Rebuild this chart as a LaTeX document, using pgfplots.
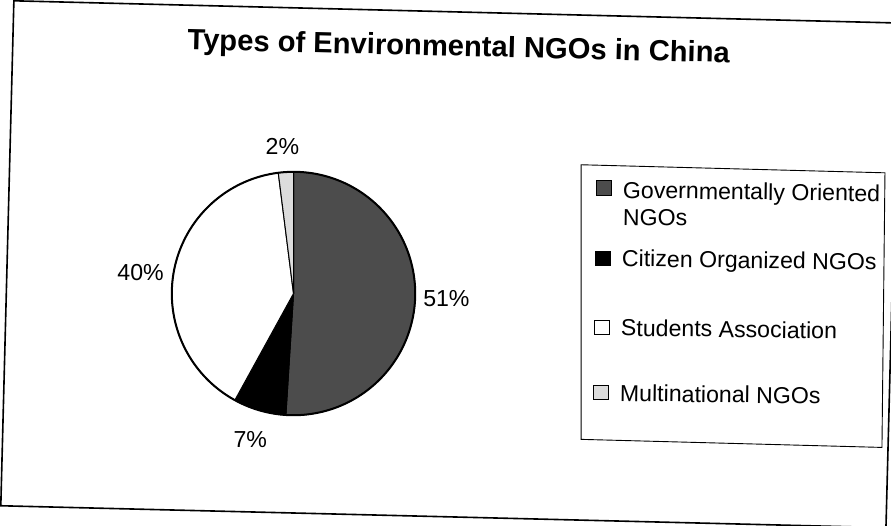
\documentclass[border=0pt]{standalone}
\usepackage{pgfplots}
\pgfplotsset{compat=1.18}
\usepackage{pgfplotstable}
\usepackage{fontspec}
\setmainfont{Liberation Sans}
\definecolor{govgray}{HTML}{4C4C4C}
\definecolor{multigray}{HTML}{DCDCDC}
\pgfplotstableread{
share
51
7
40
2
}\pietable
\begin{document}
\begin{tikzpicture}
\pgfplotstablegetelem{0}{share}\of\pietable \edef\sA{\pgfplotsretval}
\pgfplotstablegetelem{1}{share}\of\pietable \edef\sB{\pgfplotsretval}
\pgfplotstablegetelem{2}{share}\of\pietable \edef\sC{\pgfplotsretval}
\pgfplotstablegetelem{3}{share}\of\pietable \edef\sD{\pgfplotsretval}
\pgfmathsetmacro\tA{90}
\pgfmathsetmacro\tB{\tA-3.6*\sA}
\pgfmathsetmacro\tC{\tB-3.6*\sB}
\pgfmathsetmacro\tD{\tC-3.6*\sC}
\pgfmathsetmacro\tE{\tD-3.6*\sD}
\begin{axis}[
  width=891bp, height=531bp, scale only axis,
  xmin=0, xmax=891, ymin=0, ymax=531, y dir=reverse,
  hide axis, clip=true,
]
% outer frame
\addplot[black, line width=1.6bp] coordinates {(895,31) (19,9) (6,511) (895,533)};
\addplot[black, line width=1.6bp] coordinates {(886,532) (899,30)};
% title
\node[rotate=-1.4, anchor=base, font=\fontsize{29bp}{34bp}\bfseries\selectfont] at (axis cs:461,64) {Types of Environmental NGOs in China};
% pie slices
\addplot[fill=govgray, draw=black, line width=1bp, domain=\tB:\tA, samples=90, variable=\t] ({297+121*cos(\t)}, {300-121*sin(\t)}) -- (axis cs:297,300) -- cycle;
\addplot[fill=black, draw=black, line width=1bp, domain=\tC:\tB, samples=30, variable=\t] ({297+121*cos(\t)}, {300-121*sin(\t)}) -- (axis cs:297,300) -- cycle;
\addplot[fill=white, draw=black, line width=1bp, domain=\tD:\tC, samples=80, variable=\t] ({297+121*cos(\t)}, {300-121*sin(\t)}) -- (axis cs:297,300) -- cycle;
\addplot[fill=multigray, draw=black, line width=1bp, domain=\tE:\tD, samples=10, variable=\t] ({297+121*cos(\t)}, {300-121*sin(\t)}) -- (axis cs:297,300) -- cycle;
\addplot[black, line width=2bp, domain=0:360, samples=200, variable=\t] ({297+121*cos(\t)}, {300-121*sin(\t)});
% slice labels
\node[anchor=base, font=\fontsize{23bp}{27bp}\selectfont] at (axis cs:449,313) {51\%};
\node[anchor=base, font=\fontsize{23bp}{27bp}\selectfont] at (axis cs:254,453) {7\%};
\node[anchor=base, font=\fontsize{23bp}{27bp}\selectfont] at (axis cs:145,287) {40\%};
\node[anchor=base, font=\fontsize{23bp}{27bp}\selectfont] at (axis cs:286,162) {2\%};
% legend box
\addplot[black, line width=0.9bp, fill=white] coordinates {(583,172) (885,180) (882,453) (583,445)} -- cycle;
\addplot[fill=govgray, draw=black, line width=0.8bp] coordinates {(598,188) (613,188) (613,202) (598,202)} -- cycle;
\addplot[fill=black, draw=black, line width=0.8bp] coordinates {(597,258) (612,258) (612,272) (597,272)} -- cycle;
\addplot[fill=white, draw=black, line width=0.8bp] coordinates {(596,327) (611,327) (611,341) (596,341)} -- cycle;
\addplot[fill=multigray, draw=black, line width=0.8bp] coordinates {(595,391) (610,391) (610,405) (595,405)} -- cycle;
\node[rotate=-0.8, anchor=base west, font=\fontsize{23bp}{27bp}\selectfont] at (axis cs:621,205) {Governmentally Oriented};
\node[rotate=-0.8, anchor=base west, font=\fontsize{23bp}{27bp}\selectfont] at (axis cs:621,232) {NGOs};
\node[rotate=-0.8, anchor=base west, font=\fontsize{23bp}{27bp}\selectfont] at (axis cs:620,273) {Citizen Organized NGOs};
\node[rotate=-0.8, anchor=base west, font=\fontsize{23bp}{27bp}\selectfont] at (axis cs:619,342) {Students Association};
\node[rotate=-0.8, anchor=base west, font=\fontsize{23bp}{27bp}\selectfont] at (axis cs:618,407) {Multinational NGOs};
\end{axis}
\end{tikzpicture}
\end{document}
__________
> Aim of the task:
Set the data above down again exactly as given, with no pictures.

> Result of this task:
Rebuild this chart as a LaTeX document, using pgfplots.
\documentclass[border=0pt]{standalone}
\usepackage{pgfplots}
\pgfplotsset{compat=1.18}
\usepackage{pgfplotstable}
\usepackage{fontspec}
\setmainfont{Liberation Sans}
\definecolor{govgray}{HTML}{4C4C4C}
\definecolor{multigray}{HTML}{DCDCDC}
\pgfplotstableread{
share
51
7
40
2
}\pietable
\begin{document}
\begin{tikzpicture}
\pgfplotstablegetelem{0}{share}\of\pietable \edef\sA{\pgfplotsretval}
\pgfplotstablegetelem{1}{share}\of\pietable \edef\sB{\pgfplotsretval}
\pgfplotstablegetelem{2}{share}\of\pietable \edef\sC{\pgfplotsretval}
\pgfplotstablegetelem{3}{share}\of\pietable \edef\sD{\pgfplotsretval}
\pgfmathsetmacro\tA{90}
\pgfmathsetmacro\tB{\tA-3.6*\sA}
\pgfmathsetmacro\tC{\tB-3.6*\sB}
\pgfmathsetmacro\tD{\tC-3.6*\sC}
\pgfmathsetmacro\tE{\tD-3.6*\sD}
\begin{axis}[
  width=891bp, height=531bp, scale only axis,
  xmin=0, xmax=891, ymin=0, ymax=531, y dir=reverse,
  hide axis, clip=true,
]
% outer frame
\addplot[black, line width=1.6bp] coordinates {(895,31) (19,9) (6,511) (895,533)};
\addplot[black, line width=1.6bp] coordinates {(886,532) (899,30)};
% title
\node[rotate=-1.4, anchor=base, font=\fontsize{29bp}{34bp}\bfseries\selectfont] at (axis cs:461,64) {Types of Environmental NGOs in China};
% pie slices
\addplot[fill=govgray, draw=black, line width=1bp, domain=\tB:\tA, samples=90, variable=\t] ({297+121*cos(\t)}, {300-121*sin(\t)}) -- (axis cs:297,300) -- cycle;
\addplot[fill=black, draw=black, line width=1bp, domain=\tC:\tB, samples=30, variable=\t] ({297+121*cos(\t)}, {300-121*sin(\t)}) -- (axis cs:297,300) -- cycle;
\addplot[fill=white, draw=black, line width=1bp, domain=\tD:\tC, samples=80, variable=\t] ({297+121*cos(\t)}, {300-121*sin(\t)}) -- (axis cs:297,300) -- cycle;
\addplot[fill=multigray, draw=black, line width=1bp, domain=\tE:\tD, samples=10, variable=\t] ({297+121*cos(\t)}, {300-121*sin(\t)}) -- (axis cs:297,300) -- cycle;
\addplot[black, line width=2bp, domain=0:360, samples=200, variable=\t] ({297+121*cos(\t)}, {300-121*sin(\t)});
% slice labels
\node[anchor=base, font=\fontsize{23bp}{27bp}\selectfont] at (axis cs:449,313) {51\%};
\node[anchor=base, font=\fontsize{23bp}{27bp}\selectfont] at (axis cs:254,453) {7\%};
\node[anchor=base, font=\fontsize{23bp}{27bp}\selectfont] at (axis cs:145,287) {40\%};
\node[anchor=base, font=\fontsize{23bp}{27bp}\selectfont] at (axis cs:286,162) {2\%};
% legend box
\addplot[black, line width=0.9bp, fill=white] coordinates {(583,172) (885,180) (882,453) (583,445)} -- cycle;
\addplot[fill=govgray, draw=black, line width=0.8bp] coordinates {(598,188) (613,188) (613,202) (598,202)} -- cycle;
\addplot[fill=black, draw=black, line width=0.8bp] coordinates {(597,258) (612,258) (612,272) (597,272)} -- cycle;
\addplot[fill=white, draw=black, line width=0.8bp] coordinates {(596,327) (611,327) (611,341) (596,341)} -- cycle;
\addplot[fill=multigray, draw=black, line width=0.8bp] coordinates {(595,391) (610,391) (610,405) (595,405)} -- cycle;
\node[rotate=-0.8, anchor=base west, font=\fontsize{23bp}{27bp}\selectfont] at (axis cs:621,205) {Governmentally Oriented};
\node[rotate=-0.8, anchor=base west, font=\fontsize{23bp}{27bp}\selectfont] at (axis cs:621,232) {NGOs};
\node[rotate=-0.8, anchor=base west, font=\fontsize{23bp}{27bp}\selectfont] at (axis cs:620,273) {Citizen Organized NGOs};
\node[rotate=-0.8, anchor=base west, font=\fontsize{23bp}{27bp}\selectfont] at (axis cs:619,342) {Students Association};
\node[rotate=-0.8, anchor=base west, font=\fontsize{23bp}{27bp}\selectfont] at (axis cs:618,407) {Multinational NGOs};
\end{axis}
\end{tikzpicture}
\end{document}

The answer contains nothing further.